-- What you are asked to do --
Reproduce the listing that follows with no differences at all.

-- Given records --
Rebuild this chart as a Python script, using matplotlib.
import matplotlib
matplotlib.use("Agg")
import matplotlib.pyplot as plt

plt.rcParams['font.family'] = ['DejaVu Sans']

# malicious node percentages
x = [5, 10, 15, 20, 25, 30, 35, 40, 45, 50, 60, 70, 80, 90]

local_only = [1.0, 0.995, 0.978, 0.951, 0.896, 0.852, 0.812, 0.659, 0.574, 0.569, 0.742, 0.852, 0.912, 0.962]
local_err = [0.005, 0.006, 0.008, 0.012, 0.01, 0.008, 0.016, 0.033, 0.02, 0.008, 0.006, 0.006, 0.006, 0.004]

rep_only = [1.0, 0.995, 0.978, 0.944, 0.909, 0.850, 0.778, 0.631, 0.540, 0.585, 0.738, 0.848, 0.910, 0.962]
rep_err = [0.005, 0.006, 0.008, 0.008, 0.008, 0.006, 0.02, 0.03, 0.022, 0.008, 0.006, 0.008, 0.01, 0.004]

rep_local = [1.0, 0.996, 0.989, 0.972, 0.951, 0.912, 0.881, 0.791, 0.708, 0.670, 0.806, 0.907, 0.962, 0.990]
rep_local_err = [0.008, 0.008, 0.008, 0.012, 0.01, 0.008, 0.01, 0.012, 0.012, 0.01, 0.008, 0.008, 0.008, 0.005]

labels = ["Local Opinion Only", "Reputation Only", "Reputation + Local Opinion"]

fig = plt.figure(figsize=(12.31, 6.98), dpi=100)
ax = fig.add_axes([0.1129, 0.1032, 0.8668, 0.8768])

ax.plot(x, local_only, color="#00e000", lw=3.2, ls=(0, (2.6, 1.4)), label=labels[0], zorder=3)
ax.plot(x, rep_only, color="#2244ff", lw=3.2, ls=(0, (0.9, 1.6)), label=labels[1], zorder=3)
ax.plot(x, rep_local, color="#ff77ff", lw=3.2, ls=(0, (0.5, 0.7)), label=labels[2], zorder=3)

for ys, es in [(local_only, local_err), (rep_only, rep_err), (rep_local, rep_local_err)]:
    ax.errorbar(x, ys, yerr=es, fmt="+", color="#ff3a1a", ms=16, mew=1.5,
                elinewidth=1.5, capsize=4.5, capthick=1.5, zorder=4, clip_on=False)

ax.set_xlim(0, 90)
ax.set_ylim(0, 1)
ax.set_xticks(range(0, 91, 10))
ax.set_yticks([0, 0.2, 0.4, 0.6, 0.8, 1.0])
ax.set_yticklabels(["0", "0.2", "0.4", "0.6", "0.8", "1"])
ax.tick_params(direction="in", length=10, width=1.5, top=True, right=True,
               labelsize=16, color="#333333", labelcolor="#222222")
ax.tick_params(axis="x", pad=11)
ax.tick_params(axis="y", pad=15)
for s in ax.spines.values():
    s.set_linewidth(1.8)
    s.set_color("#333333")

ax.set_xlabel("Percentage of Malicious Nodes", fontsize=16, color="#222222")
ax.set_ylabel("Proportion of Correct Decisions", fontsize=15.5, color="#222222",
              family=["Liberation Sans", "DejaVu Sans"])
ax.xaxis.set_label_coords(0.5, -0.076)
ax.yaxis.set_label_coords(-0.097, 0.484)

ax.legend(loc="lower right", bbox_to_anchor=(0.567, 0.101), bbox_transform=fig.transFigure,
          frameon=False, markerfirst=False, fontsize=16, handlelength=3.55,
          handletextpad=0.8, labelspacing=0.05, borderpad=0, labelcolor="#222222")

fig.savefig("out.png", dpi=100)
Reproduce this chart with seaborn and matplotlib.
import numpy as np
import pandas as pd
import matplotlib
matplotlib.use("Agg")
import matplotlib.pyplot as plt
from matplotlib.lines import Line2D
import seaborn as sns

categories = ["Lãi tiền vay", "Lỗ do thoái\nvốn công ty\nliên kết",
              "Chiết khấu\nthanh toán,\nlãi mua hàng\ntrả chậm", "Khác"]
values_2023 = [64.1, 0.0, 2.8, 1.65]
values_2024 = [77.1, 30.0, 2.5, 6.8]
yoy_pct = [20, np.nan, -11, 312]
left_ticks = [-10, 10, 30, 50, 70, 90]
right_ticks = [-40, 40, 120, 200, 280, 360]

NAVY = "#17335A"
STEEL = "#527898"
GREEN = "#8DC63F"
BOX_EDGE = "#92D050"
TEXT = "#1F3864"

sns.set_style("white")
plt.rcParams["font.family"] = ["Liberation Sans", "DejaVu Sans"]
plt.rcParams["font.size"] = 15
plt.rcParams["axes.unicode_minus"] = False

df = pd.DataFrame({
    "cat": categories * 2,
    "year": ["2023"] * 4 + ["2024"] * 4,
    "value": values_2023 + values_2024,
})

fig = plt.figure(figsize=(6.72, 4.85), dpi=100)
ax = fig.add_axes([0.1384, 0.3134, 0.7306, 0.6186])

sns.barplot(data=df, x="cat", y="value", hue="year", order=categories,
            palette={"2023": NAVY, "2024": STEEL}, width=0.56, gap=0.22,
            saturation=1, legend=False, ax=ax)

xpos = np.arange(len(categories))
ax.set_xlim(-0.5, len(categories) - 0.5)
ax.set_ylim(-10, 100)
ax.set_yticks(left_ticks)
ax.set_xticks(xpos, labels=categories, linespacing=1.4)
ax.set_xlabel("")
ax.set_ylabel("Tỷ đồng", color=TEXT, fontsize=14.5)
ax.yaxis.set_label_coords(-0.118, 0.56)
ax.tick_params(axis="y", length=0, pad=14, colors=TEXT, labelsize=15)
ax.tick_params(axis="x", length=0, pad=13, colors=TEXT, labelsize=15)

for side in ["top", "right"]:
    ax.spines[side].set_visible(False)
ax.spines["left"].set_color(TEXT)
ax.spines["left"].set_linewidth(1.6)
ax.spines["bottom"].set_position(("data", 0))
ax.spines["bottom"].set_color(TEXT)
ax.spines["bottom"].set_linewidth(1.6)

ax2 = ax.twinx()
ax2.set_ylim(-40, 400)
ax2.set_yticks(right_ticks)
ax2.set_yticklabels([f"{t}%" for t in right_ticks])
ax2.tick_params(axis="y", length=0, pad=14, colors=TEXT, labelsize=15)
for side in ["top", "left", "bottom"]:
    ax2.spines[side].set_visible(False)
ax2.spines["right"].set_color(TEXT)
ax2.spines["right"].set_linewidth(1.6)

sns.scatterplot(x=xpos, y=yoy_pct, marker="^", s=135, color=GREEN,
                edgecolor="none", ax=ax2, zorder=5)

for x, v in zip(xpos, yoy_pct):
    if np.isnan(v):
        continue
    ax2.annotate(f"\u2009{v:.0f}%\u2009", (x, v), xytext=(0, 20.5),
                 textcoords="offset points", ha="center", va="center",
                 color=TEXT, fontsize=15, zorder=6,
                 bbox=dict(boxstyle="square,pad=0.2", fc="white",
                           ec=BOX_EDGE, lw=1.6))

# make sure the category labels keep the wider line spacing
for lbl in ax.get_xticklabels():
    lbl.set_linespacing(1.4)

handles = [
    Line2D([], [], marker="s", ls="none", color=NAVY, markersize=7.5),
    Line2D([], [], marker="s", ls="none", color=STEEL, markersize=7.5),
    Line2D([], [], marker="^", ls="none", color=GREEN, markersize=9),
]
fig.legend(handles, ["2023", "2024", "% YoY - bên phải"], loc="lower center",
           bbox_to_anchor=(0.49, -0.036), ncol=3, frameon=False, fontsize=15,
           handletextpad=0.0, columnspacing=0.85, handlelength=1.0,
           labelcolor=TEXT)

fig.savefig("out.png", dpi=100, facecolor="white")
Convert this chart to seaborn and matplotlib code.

-- Written answer --
Rebuild this chart as a Python script, using matplotlib.
import matplotlib
matplotlib.use("Agg")
import matplotlib.pyplot as plt

plt.rcParams['font.family'] = ['DejaVu Sans']

# malicious node percentages
x = [5, 10, 15, 20, 25, 30, 35, 40, 45, 50, 60, 70, 80, 90]

local_only = [1.0, 0.995, 0.978, 0.951, 0.896, 0.852, 0.812, 0.659, 0.574, 0.569, 0.742, 0.852, 0.912, 0.962]
local_err = [0.005, 0.006, 0.008, 0.012, 0.01, 0.008, 0.016, 0.033, 0.02, 0.008, 0.006, 0.006, 0.006, 0.004]

rep_only = [1.0, 0.995, 0.978, 0.944, 0.909, 0.850, 0.778, 0.631, 0.540, 0.585, 0.738, 0.848, 0.910, 0.962]
rep_err = [0.005, 0.006, 0.008, 0.008, 0.008, 0.006, 0.02, 0.03, 0.022, 0.008, 0.006, 0.008, 0.01, 0.004]

rep_local = [1.0, 0.996, 0.989, 0.972, 0.951, 0.912, 0.881, 0.791, 0.708, 0.670, 0.806, 0.907, 0.962, 0.990]
rep_local_err = [0.008, 0.008, 0.008, 0.012, 0.01, 0.008, 0.01, 0.012, 0.012, 0.01, 0.008, 0.008, 0.008, 0.005]

labels = ["Local Opinion Only", "Reputation Only", "Reputation + Local Opinion"]

fig = plt.figure(figsize=(12.31, 6.98), dpi=100)
ax = fig.add_axes([0.1129, 0.1032, 0.8668, 0.8768])

ax.plot(x, local_only, color="#00e000", lw=3.2, ls=(0, (2.6, 1.4)), label=labels[0], zorder=3)
ax.plot(x, rep_only, color="#2244ff", lw=3.2, ls=(0, (0.9, 1.6)), label=labels[1], zorder=3)
ax.plot(x, rep_local, color="#ff77ff", lw=3.2, ls=(0, (0.5, 0.7)), label=labels[2], zorder=3)

for ys, es in [(local_only, local_err), (rep_only, rep_err), (rep_local, rep_local_err)]:
    ax.errorbar(x, ys, yerr=es, fmt="+", color="#ff3a1a", ms=16, mew=1.5,
                elinewidth=1.5, capsize=4.5, capthick=1.5, zorder=4, clip_on=False)

ax.set_xlim(0, 90)
ax.set_ylim(0, 1)
ax.set_xticks(range(0, 91, 10))
ax.set_yticks([0, 0.2, 0.4, 0.6, 0.8, 1.0])
ax.set_yticklabels(["0", "0.2", "0.4", "0.6", "0.8", "1"])
ax.tick_params(direction="in", length=10, width=1.5, top=True, right=True,
               labelsize=16, color="#333333", labelcolor="#222222")
ax.tick_params(axis="x", pad=11)
ax.tick_params(axis="y", pad=15)
for s in ax.spines.values():
    s.set_linewidth(1.8)
    s.set_color("#333333")

ax.set_xlabel("Percentage of Malicious Nodes", fontsize=16, color="#222222")
ax.set_ylabel("Proportion of Correct Decisions", fontsize=15.5, color="#222222",
              family=["Liberation Sans", "DejaVu Sans"])
ax.xaxis.set_label_coords(0.5, -0.076)
ax.yaxis.set_label_coords(-0.097, 0.484)

ax.legend(loc="lower right", bbox_to_anchor=(0.567, 0.101), bbox_transform=fig.transFigure,
          frameon=False, markerfirst=False, fontsize=16, handlelength=3.55,
          handletextpad=0.8, labelspacing=0.05, borderpad=0, labelcolor="#222222")

fig.savefig("out.png", dpi=100)
Reproduce this chart with seaborn and matplotlib.
import numpy as np
import pandas as pd
import matplotlib
matplotlib.use("Agg")
import matplotlib.pyplot as plt
from matplotlib.lines import Line2D
import seaborn as sns

categories = ["Lãi tiền vay", "Lỗ do thoái\nvốn công ty\nliên kết",
              "Chiết khấu\nthanh toán,\nlãi mua hàng\ntrả chậm", "Khác"]
values_2023 = [64.1, 0.0, 2.8, 1.65]
values_2024 = [77.1, 30.0, 2.5, 6.8]
yoy_pct = [20, np.nan, -11, 312]
left_ticks = [-10, 10, 30, 50, 70, 90]
right_ticks = [-40, 40, 120, 200, 280, 360]

NAVY = "#17335A"
STEEL = "#527898"
GREEN = "#8DC63F"
BOX_EDGE = "#92D050"
TEXT = "#1F3864"

sns.set_style("white")
plt.rcParams["font.family"] = ["Liberation Sans", "DejaVu Sans"]
plt.rcParams["font.size"] = 15
plt.rcParams["axes.unicode_minus"] = False

df = pd.DataFrame({
    "cat": categories * 2,
    "year": ["2023"] * 4 + ["2024"] * 4,
    "value": values_2023 + values_2024,
})

fig = plt.figure(figsize=(6.72, 4.85), dpi=100)
ax = fig.add_axes([0.1384, 0.3134, 0.7306, 0.6186])

sns.barplot(data=df, x="cat", y="value", hue="year", order=categories,
            palette={"2023": NAVY, "2024": STEEL}, width=0.56, gap=0.22,
            saturation=1, legend=False, ax=ax)

xpos = np.arange(len(categories))
ax.set_xlim(-0.5, len(categories) - 0.5)
ax.set_ylim(-10, 100)
ax.set_yticks(left_ticks)
ax.set_xticks(xpos, labels=categories, linespacing=1.4)
ax.set_xlabel("")
ax.set_ylabel("Tỷ đồng", color=TEXT, fontsize=14.5)
ax.yaxis.set_label_coords(-0.118, 0.56)
ax.tick_params(axis="y", length=0, pad=14, colors=TEXT, labelsize=15)
ax.tick_params(axis="x", length=0, pad=13, colors=TEXT, labelsize=15)

for side in ["top", "right"]:
    ax.spines[side].set_visible(False)
ax.spines["left"].set_color(TEXT)
ax.spines["left"].set_linewidth(1.6)
ax.spines["bottom"].set_position(("data", 0))
ax.spines["bottom"].set_color(TEXT)
ax.spines["bottom"].set_linewidth(1.6)

ax2 = ax.twinx()
ax2.set_ylim(-40, 400)
ax2.set_yticks(right_ticks)
ax2.set_yticklabels([f"{t}%" for t in right_ticks])
ax2.tick_params(axis="y", length=0, pad=14, colors=TEXT, labelsize=15)
for side in ["top", "left", "bottom"]:
    ax2.spines[side].set_visible(False)
ax2.spines["right"].set_color(TEXT)
ax2.spines["right"].set_linewidth(1.6)

sns.scatterplot(x=xpos, y=yoy_pct, marker="^", s=135, color=GREEN,
                edgecolor="none", ax=ax2, zorder=5)

for x, v in zip(xpos, yoy_pct):
    if np.isnan(v):
        continue
    ax2.annotate(f"\u2009{v:.0f}%\u2009", (x, v), xytext=(0, 20.5),
                 textcoords="offset points", ha="center", va="center",
                 color=TEXT, fontsize=15, zorder=6,
                 bbox=dict(boxstyle="square,pad=0.2", fc="white",
                           ec=BOX_EDGE, lw=1.6))

# make sure the category labels keep the wider line spacing
for lbl in ax.get_xticklabels():
    lbl.set_linespacing(1.4)

handles = [
    Line2D([], [], marker="s", ls="none", color=NAVY, markersize=7.5),
    Line2D([], [], marker="s", ls="none", color=STEEL, markersize=7.5),
    Line2D([], [], marker="^", ls="none", color=GREEN, markersize=9),
]
fig.legend(handles, ["2023", "2024", "% YoY - bên phải"], loc="lower center",
           bbox_to_anchor=(0.49, -0.036), ncol=3, frameon=False, fontsize=15,
           handletextpad=0.0, columnspacing=0.85, handlelength=1.0,
           labelcolor=TEXT)

fig.savefig("out.png", dpi=100, facecolor="white")
Convert this chart to seaborn and matplotlib code.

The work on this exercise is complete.